Using IRA to fund real estate can be tricky

FROM http://www.abqjournal.com/

Real estate is a permitted investment in either a traditional or a Roth IRA account. However, it is essential that the acquisition, operation or disposition of the property not result in a prohibited transaction as defined by IRC Section 4975. Engaging in a prohibited transaction with the IRA will result in loss of its status as an IRA with a (deemed) immediate distribution of the assets to the beneficiary.

The termination occurs as of the first day of the year of the prohibited transaction and the deemed distribution of assets will be subject to immediate tax and perhaps penalties for early distributions.

I have been asked this question many times. I usually begin by noting that there are many areas of tax law that I might be regarded as an expert in, but qualified retirement plans and IRAs are not within those areas.

In fact, there are not many people who are experts in these areas. That can be troublesome because many sponsors of self-directed IRAs will provide tax advice on real estate investments in IRAs that is less than definitive.

After my “no expert” introduction, I note two issues that are of concern. First, the penalty for violating the prohibited transaction provisions is much more severe than is typically encountered in tax planning – the immediate death of your IRA.

This penalty suggests the need for strict compliance with the rules. But my second issue is that the rules are not very clear, even to experts.

The prohibited transaction rules are found in two places – ERISA and the Internal Revenue Code. The Department of Labor administers ERISA and sometimes issues advisory letters on issues such as prohibited transactions.

The IRS protects the government’s interest in the tax laws and sometimes litigates cases dealing with prohibited transactions.

The need to consider both the views of DOL and IRS confounds getting clear advice on what constitutes a prohibited transaction. This is exacerbated by the death penalty issued to violators.

So advisers usually fail to give an actual “opinion” on prohibited transactions. Instead, they provide a “weasel worded” letter that concludes nothing. The letter is usually an insult to the average weasel.

We know prohibited transactions would include selling property to the IRA, buying property from the IRA, loaning money to the IRA, providing services to the IRA and receipt of any personal compensation.

So, in your case, I’m sure the argument is that the management services are provided to the LLC, not the IRA, and that you receive no personal compensation for any services.

But you should also avoid using your services to enhance the value of the IRA’s investment in the LLC. Providing value-enhancing services without compensation could be viewed as an indirect contribution to the IRA.
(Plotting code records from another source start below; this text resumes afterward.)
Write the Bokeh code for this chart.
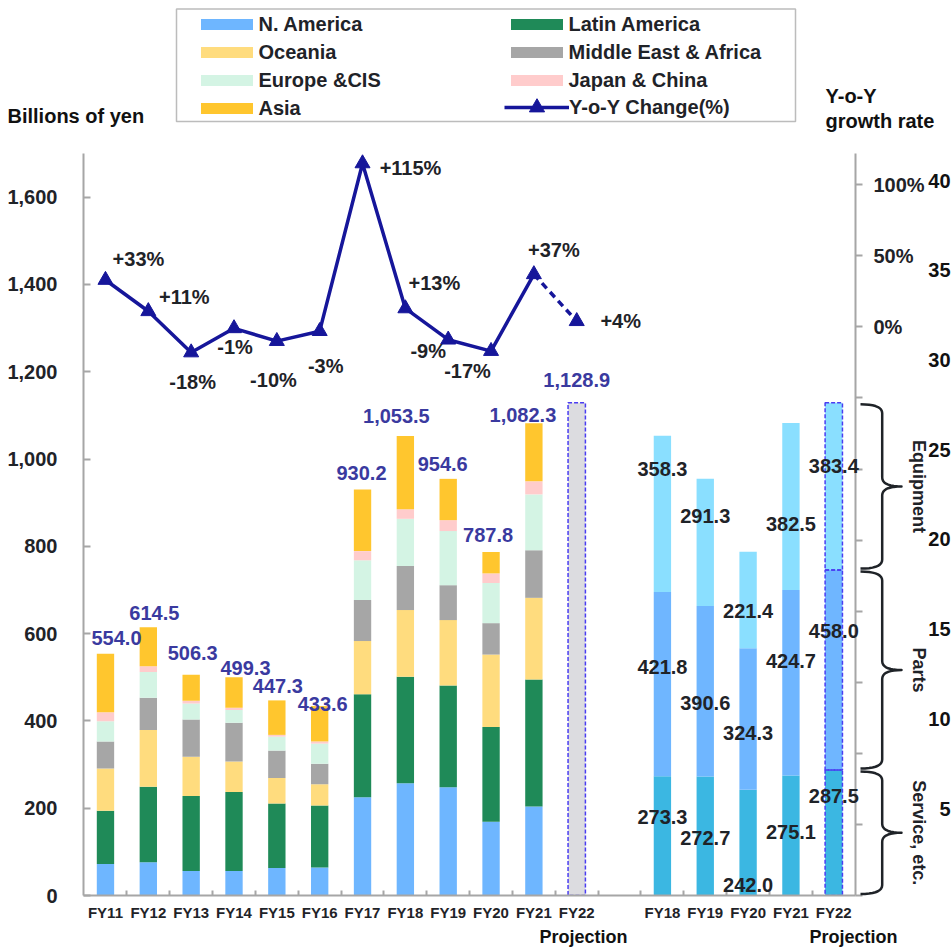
import numpy as np
from bokeh.plotting import figure
from bokeh.layouts import column
from bokeh.models import (ColumnDataSource, Range1d, LinearAxis, FixedTicker, NumeralTickFormatter,
                          Legend, LegendItem, Label, BoxAnnotation, GridBox)
from bokeh.embed import file_html
from bokeh.resources import INLINE
from bokeh.core.properties import value

# ---------------- data ----------------
years_left = ["FY11", "FY12", "FY13", "FY14", "FY15", "FY16", "FY17", "FY18", "FY19", "FY20", "FY21"]
proj_year = "FY22"
n_america = [72, 76, 56, 56, 63, 64, 225, 257, 248, 169, 204]
latin_america = [122, 173, 172, 181, 148, 142, 236, 244, 233, 217, 291]
oceania = [97, 130, 90, 70, 58, 49, 122, 153, 150, 166, 187]
me_africa = [62, 74, 85, 89, 63, 47, 94, 101, 80, 72, 109]
europe_cis = [46, 59, 37, 29, 32, 46, 91, 108, 124, 92, 128]
japan_china = [21, 13, 6, 5, 4, 5, 21, 22, 25, 22, 30]
asia = [134, 89.5, 60, 70, 79, 81, 141, 168, 94.6, 49, 133]
totals = [554.0, 614.5, 506.3, 499.3, 447.3, 433.6, 930.2, 1053.5, 954.6, 787.8, 1082.3]
proj_total = 1128.9
yoy = [33, 11, -18, -1, -10, -3, 115, 13, -9, -17, 37, 4]
yoy_text = ["+33%", "+11%", "-18%", "-1%", "-10%", "-3%", "+115%", "+13%", "-9%", "-17%", "+37%", "+4%"]

years_right = ["FY18", "FY19", "FY20", "FY21", "FY22"]
service = [273.3, 272.7, 242.0, 275.1, 287.5]
parts = [421.8, 390.6, 324.3, 424.7, 458.0]
equipment = [358.3, 291.3, 221.4, 382.5, 383.4]

left_ticks = [0, 200, 400, 600, 800, 1000, 1200, 1400, 1600]
pct_ticks = [-400, -350, -300, -250, -200, -150, -100, -50, 0, 50, 100]
pct_tick_text = {0: "0%", 50: "50%", 100: "100%"}
clipped_ticks = [400, 350, 300, 250, 200, 150, 100, 50]
clipped_text = ["40", "35", "30", "25", "20", "15", "10", "5"]

# ---------------- styles / layout ----------------
FONT = "Liberation Sans"
TXT = "#1F2328"
NAVY = "#16169A"
VAL = "#3A3A9F"
DASHC = "#4A3DF2"
AX = "#A6A6A6"
cols = ["#6EB6FF", "#1F8A58", "#FFDC7E", "#A6A6A6", "#D4F4E4", "#FFCCCC", "#FFC62E"]
names = ["N. America", "Latin America", "Oceania", "Middle East & Africa", "Europe &CIS", "Japan & China", "Asia"]
seg_cols = {"service": "#3BB7E2", "parts": "#6FB6FF", "equipment": "#8ADFFF"}
BW = 0.405

total_dx = [11, 6, 1.5, 11.5, 1, 3, -1, -9, -5.5, -3, -11, 0]
total_dy = [-16, -14.6, -21.6, -10, -14, -2, -16, -20, -15.3, -16.7, -7.7, -22.7]
g_dx = [33, 36, 1.5, 1, -3.4, 6, 48, 29, -20, -23.5, 20, 44]
g_dy = [-21, -14.6, 29, 19, 39, 35, 5, -25, 11, 19.5, -24, 0]
serv_pos = [0.657, 0.479, 0.095, 0.525, 0.789]
parts_pos = [0.593, 0.432, 0.402, 0.618, 0.694]
equip_pos = [0.789, 0.709, 0.383, 0.394, 0.623]

# page geometry (canvas starts at page origin)
W, H = 951, 950
FL, FR, FT, FB = 83, 855, 153, 895
X0, X1 = -0.513, 17.507
Y0, Y1 = 0, 1700
PCT0, PCT1 = -400, 122
R4_0, R4_1 = 1.53, 415.05


def x2px(x):
    return FL + (x - X0) / (X1 - X0) * (FR - FL)


def y2py(y, lo=Y0, hi=Y1):
    return FT + (hi - y) / (hi - lo) * (FB - FT)


def fig(**kw):
    return figure(width=W, height=H, output_backend="svg", toolbar_location=None, **kw)


p = fig(x_range=Range1d(X0, X1), y_range=Range1d(Y0, Y1),
        min_border_left=FL, min_border_right=W - FR, min_border_top=FT, min_border_bottom=H - FB)
p.extra_y_ranges = {"pct": Range1d(PCT0, PCT1)}
p.xgrid.visible = False
p.ygrid.visible = False
p.outline_line_color = None

nL = len(years_left)
left_x = list(np.arange(nL))
proj_x = nL
right_x = list(np.arange(len(years_right)) + nL + 2)

# --- left stacked bars ---
src = ColumnDataSource(dict(x=left_x, na=n_america, la=latin_america, oc=oceania, me=me_africa,
                            eu=europe_cis, jc=japan_china, asia=asia))
stack_r = p.vbar_stack(["na", "la", "oc", "me", "eu", "jc", "asia"], x="x", width=BW, color=cols,
                       line_color=None, source=src)
p.vbar(x=[proj_x], top=[proj_total], width=BW, fill_color="#DCDCE0", line_color=DASHC,
       line_dash="4 2", line_width=1.5)

# --- right stacked bars ---
serv_a = np.array(service); parts_a = np.array(parts); eq_a = np.array(equipment)
b1 = serv_a; b2 = serv_a + parts_a; b3 = b2 + eq_a
rsrc = ColumnDataSource(dict(x=right_x, s0=np.zeros(len(service)), s1=b1, s2=b2, s3=b3))
p.vbar(x="x", bottom="s0", top="s1", width=BW, color=seg_cols["service"], line_color=None, source=rsrc)
p.vbar(x="x", bottom="s1", top="s2", width=BW, color=seg_cols["parts"], line_color=None, source=rsrc)
p.vbar(x="x", bottom="s2", top="s3", width=BW, color=seg_cols["equipment"], line_color=None, source=rsrc)
k = len(service) - 1
for bot, top in [(0, b1[k]), (b1[k], b2[k]), (b2[k], b3[k])]:
    p.vbar(x=[right_x[k]], bottom=[bot], top=[top], width=BW, fill_color=None, line_color=DASHC,
           line_dash="4 2", line_width=1.5)

# --- YoY line ---
line_x = left_x + [proj_x]
p.line(x=line_x[:nL], y=yoy[:nL], y_range_name="pct", line_color=NAVY, line_width=3.5)
p.line(x=line_x[nL - 1:], y=yoy[nL - 1:], y_range_name="pct", line_color=NAVY, line_width=3.5,
       line_dash="7 5")
p.scatter(x=line_x, y=yoy, y_range_name="pct", marker="triangle", size=15, fill_color=NAVY,
          line_color=NAVY)

# --- text labels in frame ---
tsrc = ColumnDataSource(dict(x=line_x, y=totals + [proj_total],
                             t=[f"{v:,.1f}" for v in totals + [proj_total]], dx=total_dx, dy=total_dy))
p.text(x="x", y="y", text="t", x_offset="dx", y_offset="dy", source=tsrc, text_font=value(FONT),
       text_font_style="bold", text_font_size="20px", text_color=VAL, text_align="center",
       text_baseline="middle")
gsrc = ColumnDataSource(dict(x=line_x, y=yoy, t=yoy_text, dx=g_dx, dy=g_dy))
p.text(x="x", y="y", text="t", x_offset="dx", y_offset="dy", source=gsrc, y_range_name="pct",
       text_font=value(FONT), text_font_style="bold", text_font_size="20px", text_color=TXT,
       text_align="center", text_baseline="middle")

# --- axes ---
def style_axis(ax):
    ax.axis_line_color = AX
    ax.axis_line_width = 2
    ax.major_tick_line_color = AX
    ax.major_tick_line_width = 2
    ax.minor_tick_line_color = AX
    ax.minor_tick_line_width = 2
    ax.major_label_text_font = FONT
    ax.major_label_text_font_style = "bold"
    ax.major_label_text_color = TXT


ya = p.yaxis[0]
style_axis(ya)
ya.ticker = FixedTicker(ticks=left_ticks)
ya.formatter = NumeralTickFormatter(format="0,0")
ya.major_tick_in = 7
ya.major_tick_out = 0
ya.minor_tick_in = 0
ya.minor_tick_out = 0
ya.major_label_standoff = 26
ya.major_label_text_font_size = "20px"

xa = p.xaxis[0]
style_axis(xa)
centers = line_x + right_x
halves = [c + 0.5 for c in range(int(right_x[-1]))]
xa.ticker = FixedTicker(ticks=centers, minor_ticks=halves)
xa.major_label_overrides = {int(c): lab for c, lab in zip(centers, years_left + [proj_year] + years_right)}
xa.major_tick_in = 0
xa.major_tick_out = 0
xa.minor_tick_in = 5
xa.minor_tick_out = 0
xa.major_label_standoff = 8
xa.major_label_text_font_size = "15px"

ra = LinearAxis(y_range_name="pct", ticker=FixedTicker(ticks=pct_ticks),
                major_label_overrides={t: pct_tick_text.get(t, "") for t in pct_ticks})
style_axis(ra)
ra.major_tick_in = 0
ra.major_tick_out = 7
ra.minor_tick_in = 0
ra.minor_tick_out = 0
ra.major_label_standoff = 11
ra.major_label_text_font_size = "20px"
p.add_layout(ra, "right")

# ================= overlay (page-pixel coordinates) for things outside the frame =================
ov = fig(x_range=Range1d(0, W), y_range=Range1d(H, 0), x_axis_type=None, y_axis_type=None,
         min_border=0, min_border_left=0, min_border_right=0, min_border_top=0, min_border_bottom=0)
ov.xgrid.visible = False
ov.ygrid.visible = False
ov.outline_line_color = None
ov.background_fill_color = None
ov.border_fill_color = None


def olabel(txt, px, py, size="20px", align="left", color=TXT, angle=0):
    ov.add_layout(Label(x=px, y=py, text=txt, text_font=FONT, text_font_style="bold",
                        text_font_size=size, text_color=color, text_align=align,
                        text_baseline="middle", angle=angle))


olabel("Billions of yen", 7, 115, color="#111111")
olabel("Y-o-Y", 825, 95, color="#111111")
olabel("growth rate", 825, 120, color="#111111")
olabel("Projection", 583, 936, size="18px", align="center", color="#111111")
olabel("Projection", 853, 936, size="18px", align="center", color="#111111")

# right group value labels
for vals, bots, pos in [(service, np.zeros(len(service)), serv_pos), (parts, b1, parts_pos),
                        (equipment, b2, equip_pos)]:
    for i, v in enumerate(vals):
        olabel(f"{v:.1f}", x2px(right_x[i]), y2py(bots[i] + pos[i] * v), align="center")

# far-right scale labels cut by the page edge
for t, s in zip(clipped_ticks, clipped_text):
    olabel(s, W - 1, y2py(t, R4_0, R4_1), align="right", color="#111111")


# braces
def quad(p0, p1, p2, n=10):
    t = np.linspace(0, 1, n)[:, None]
    return (1 - t) ** 2 * np.array(p0) + 2 * (1 - t) * t * np.array(p1) + t ** 2 * np.array(p2)


def brace(lo, hi):
    top = y2py(hi) + 1.5
    bot = y2py(lo) - 1.5
    mid = (top + bot) / 2
    xe, xv, xt, r = 860, 881.7, 901, 9
    pts = np.vstack([
        quad((xe, top), (xv, top), (xv, top + r)),
        quad((xv, mid - r), (xv, mid), (xt, mid)),
        quad((xt, mid), (xv, mid), (xv, mid + r)),
        quad((xv, bot - r), (xv, bot), (xe, bot)),
    ])
    ov.line(x=pts[:, 0], y=pts[:, 1], line_color=TXT, line_width=2.5, line_join="round")
    return mid


seg_bounds = [(0, b1[k]), (b1[k], b2[k]), (b2[k], b3[k])]
for (lo, hi), name in zip(seg_bounds, ["Service, etc.", "Parts", "Equipment"]):
    m = brace(lo, hi)
    olabel(name, 918, m, size="18px", align="center", angle=-np.pi / 2)

# legend: proxy renderers carrying the styles (NaN data, so nothing is drawn in the plot)
NAN = [float("nan")]
items = []
for i in range(len(names)):
    r = ov.vbar(x=NAN, top=NAN, width=1, fill_color=cols[i], line_color=None)
    items.append(LegendItem(label=names[i], renderers=[r]))
leg_style = dict(glyph_width=65, label_standoff=0, margin=0, border_line_color=None,
                 background_fill_alpha=0, label_text_font=FONT, label_text_font_style="bold",
                 label_text_font_size="20px", label_text_color=TXT)
leg = Legend(items=items, orientation="horizontal", ncols=2, location=(193.5, H - 119.5),
             glyph_height=14, label_width=240, spacing=5, padding=4, **leg_style)
ov.add_layout(leg)

lr = ov.line(x=NAN, y=NAN, line_color=NAVY, line_width=3.5)
sr = ov.scatter(x=NAN, y=NAN, marker="triangle", size=15, fill_color=NAVY, line_color=NAVY)
leg2 = Legend(items=[LegendItem(label="Y-o-Y Change(%)", renderers=[lr, sr])],
              location=(504, H - 126), glyph_height=38, padding=0, spacing=0, **leg_style)
ov.add_layout(leg2)

ov.add_layout(BoxAnnotation(left=176, right=795, top=8.5, bottom=121, fill_color=None, fill_alpha=0,
                            line_color="#222222", line_width=1.5))

layout = GridBox(children=[(column(p), 0, 0), (column(ov), 0, 0)])
open("out.html", "w").write(file_html(layout, INLINE))
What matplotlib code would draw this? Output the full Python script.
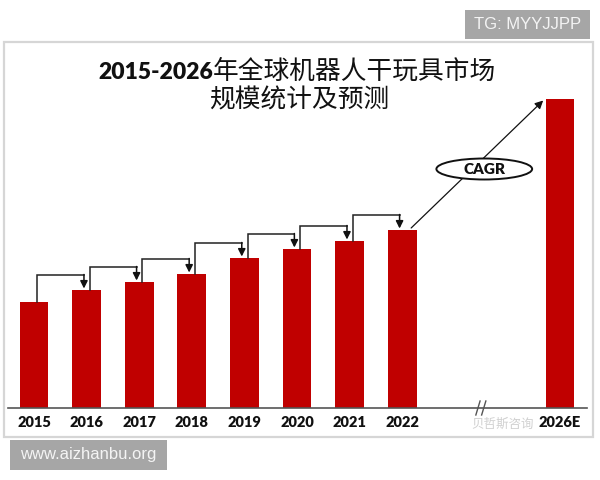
import matplotlib
matplotlib.use("Agg")
import matplotlib.pyplot as plt
from matplotlib.patches import Rectangle, Ellipse

# bar heights (arbitrary units, no y axis in the source)
years = ["2015", "2016", "2017", "2018", "2019", "2020", "2021", "2022", "2026E"]
positions = [0, 1, 2, 3, 4, 5, 6, 7, 10]
values = [10.6, 11.8, 12.6, 13.4, 15.0, 15.9, 16.7, 17.8, 30.9]

RED = "#C00000"
CJK = ["Noto Sans CJK SC", "DejaVu Sans"]
LAT = ["Lato", "Noto Sans CJK SC", "DejaVu Sans"]

fig = plt.figure(figsize=(6, 4.8), dpi=100)
W, H = 600, 480

# outer light grey frame
fig.patches.append(Rectangle((4 / W, 1 - 437 / H), 589 / W, 395 / H,
                             transform=fig.transFigure, fill=False,
                             edgecolor="#d6d6d6", linewidth=1.6, zorder=0))

ax = fig.add_axes([8 / W, 1 - 408 / H, 582 / W, 366 / H])
ax.set_xlim(-0.494, 10.57)
ax.set_ylim(0, 36.6)
ax.axis("off")

ax.bar(positions, values, width=0.545, color=RED, zorder=3)

# baseline with the axis break
ax.plot([-0.494, 10.51], [0, 0], color="#555555", lw=1.2, clip_on=False, zorder=4)
for xb in (8.44, 8.55):
    ax.plot([xb - 0.04, xb + 0.04], [-0.7, 0.7], color="#555555", lw=1.0,
            clip_on=False, zorder=5)

for p, y in zip(positions, years):
    ax.text(p, -1.45, y, ha="center", va="center", fontsize=10.5,
            fontweight="heavy", family=LAT, color="#111111", zorder=6)

# step connectors between the yearly bars
for i in range(7):
    x0 = positions[i] + 0.06
    x1 = positions[i + 1] - 0.05
    lvl = values[i + 1] + 1.55
    ax.plot([x0, x0, x1], [values[i], lvl, lvl], color="#222222", lw=1.1,
            zorder=4, solid_joinstyle="miter")
    ax.annotate("", xy=(x1, values[i + 1] + 0.15), xytext=(x1, lvl),
                arrowprops=dict(arrowstyle="-|>", color="#111111", lw=1.1,
                                mutation_scale=11, shrinkA=0, shrinkB=0),
                zorder=5)

# CAGR arrow toward the forecast bar
ax.annotate("", xy=(9.68, 30.75), xytext=(7.17, 18.0),
            arrowprops=dict(arrowstyle="-|>", color="#111111", lw=0.9,
                            mutation_scale=12, shrinkA=0, shrinkB=0), zorder=5)
ax.add_patch(Ellipse((8.56, 23.9), 1.82, 2.1, facecolor="white",
                     edgecolor="#111111", lw=1.4, zorder=6))
ax.text(8.56, 23.9, "CAGR", ha="center", va="center", fontsize=11,
        fontweight="heavy", family=LAT, color="#111111", zorder=7)

# title: bold latin digits followed by the Chinese part
t1 = fig.text(98 / W, 1 - 79 / H, "2015-2026", ha="left", va="baseline",
              fontsize=16.5, fontweight="heavy", family=LAT, color="#111111")
fig.canvas.draw()
bb = t1.get_window_extent(fig.canvas.get_renderer())
fig.text(bb.x1 / W, 1 - 79 / H, "年全球机器人干玩具市场",
         ha="left", va="baseline", fontsize=18.5, fontweight="medium",
         family=CJK, color="#111111")
fig.text(299 / W, 1 - 100 / H, "规模统计及预测", ha="center", va="center",
         fontsize=18.5, fontweight="medium", family=CJK, color="#111111")

# weibo watermark
fig.text(503 / W, 1 - 424 / H, "贝哲斯咨询", ha="center", va="center",
         fontsize=9, family=CJK, color="#c4c4c4", alpha=0.8)

# grey tag boxes
fig.patches.append(Rectangle((465 / W, 1 - 39 / H), 125 / W, 29 / H,
                             transform=fig.transFigure, facecolor="#a6a6a6",
                             edgecolor="none"))
fig.text(527.5 / W, 1 - 24.5 / H, "TG: MYYJJPP", ha="center", va="center",
         fontsize=12, family=["Liberation Sans"], color="#f4f4f4")
fig.patches.append(Rectangle((10 / W, 1 - 470 / H), 157 / W, 30 / H,
                             transform=fig.transFigure, facecolor="#a6a6a6",
                             edgecolor="none"))
fig.text(88.5 / W, 1 - 455 / H, "www.aizhanbu.org", ha="center", va="center",
         fontsize=12, family=["Liberation Sans"], color="#f4f4f4")

fig.savefig("out.png", dpi=100)
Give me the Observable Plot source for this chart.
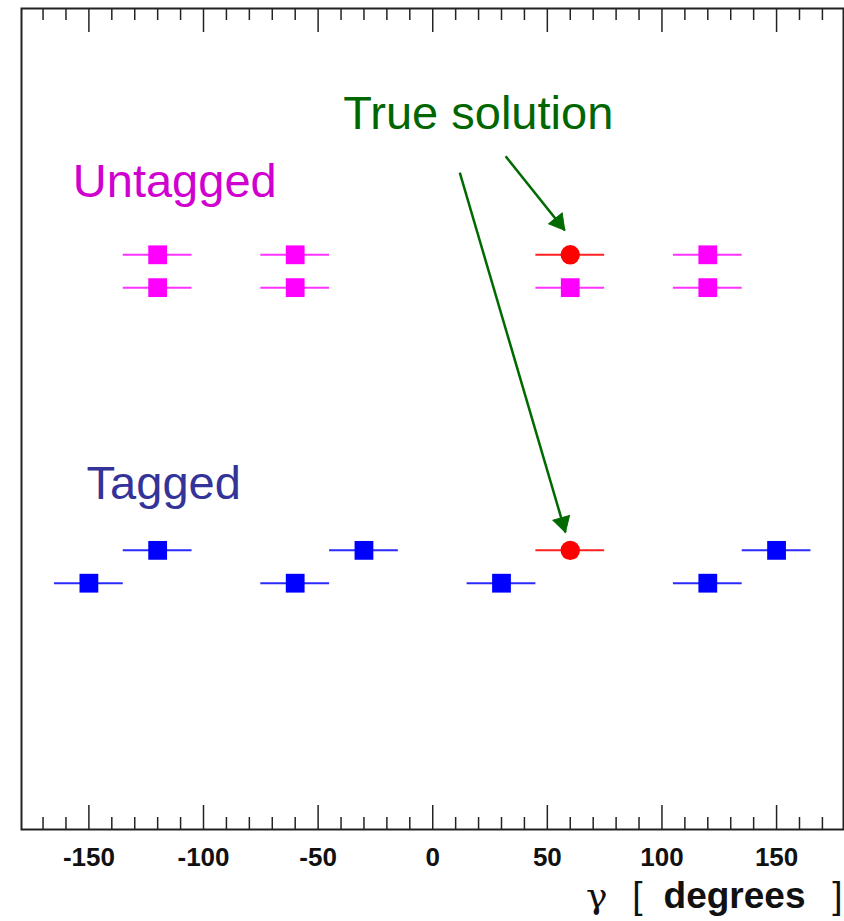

The Labor Department, in Opinion Letter 200-10A, allowed an IRA owner to be the general partner of a limited partnership that invested IRA funds in a Bernie Madoff fund. The IRA owner represented he would not manage the investments.

I’m trying to be more of a cautious adviser, providing an objective analysis and not a wet blanket. But, if the IRA investment is renovating homes and you are the manager, you need to avoid day-to-day oversight and handling any work yourself.

Even if services are not compensated, if they enhance the value of the IRA real estate investment, the value of foregone compensation by the owner can be an indirect contribution to the IRA.